In the back of the van, Zeno was idly tapping at the screen of his tablet. A new issue of Skyway was out and while he wasn’t going to read its piece on the new course at Forge Star, there was still a lot to be read in it. His attention, though, had been distracted by some familiar faces in the fashion section. Photographer: Joz Wozekian. Model: Key Aidoru.

“Well how about that, Harp?”

“Eh?”

“That couple we were talking to last night? Joz and Key?”

“Mm?”

“They’re in Skyway.

“Oh, cool.” Key looked pretty good in the outfit she was modelling, Zeno thought. When she sorted her hair out she was even better looking than he’d realised from meeting her, and doubly so when wearing a waistcoat, t-shirt and short skirt (all from the same label, a popular one among extreme sports fans). Joz had found an old hangar for the shoot, and hired what looked like a VF training plane for Key to pose around. There was an accompanying interview, which Zeno read intently.

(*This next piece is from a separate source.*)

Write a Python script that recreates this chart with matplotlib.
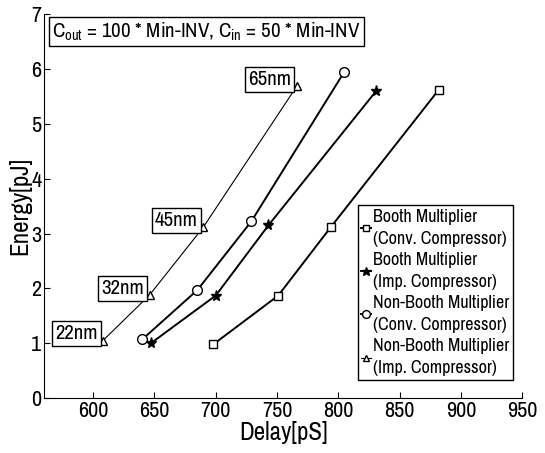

Joz was angling, it seemed, to work more in VF – becoming a race photographer – while Key was planning to move more into design than modelling. A very unsurprising ambition really but from looking at his photos, Zeno could see it. Even when just photographing a woman sat on a plane’s wing, there was the impression of speed and altitude that the best VF photographers tried to get – it wasn’t perfect, and he still had a way to go between clever perspective shots with all the time in the world to set them up and getting the same sorts of effects in the flash of an actual race – but it certainly wasn’t impossible. There weren’t any pictures of Key’s designs, but the way she spoke about them – clear, concise and easy to picture – seemed like she had potential. An idea began to form in his head.

“Xan, I’ve been reading up on that guy we met at the diner – his name’s Joz Wozekian and he’s a photographer trying to get into VF reporting.”

“Yes? I heard you telling Harp.”

“Was thinking he might be a useful guy to know.”

“He could be.”

“Reckon a few good photos of the Messiah would make us stand out a bit.”

“Perhaps. Still, there’s a ways to go.”

“For sure.” Zeno put the magazine down and stretched out as much as he could. As the sun filtered through the shuttered windows of the van, he began to doze off.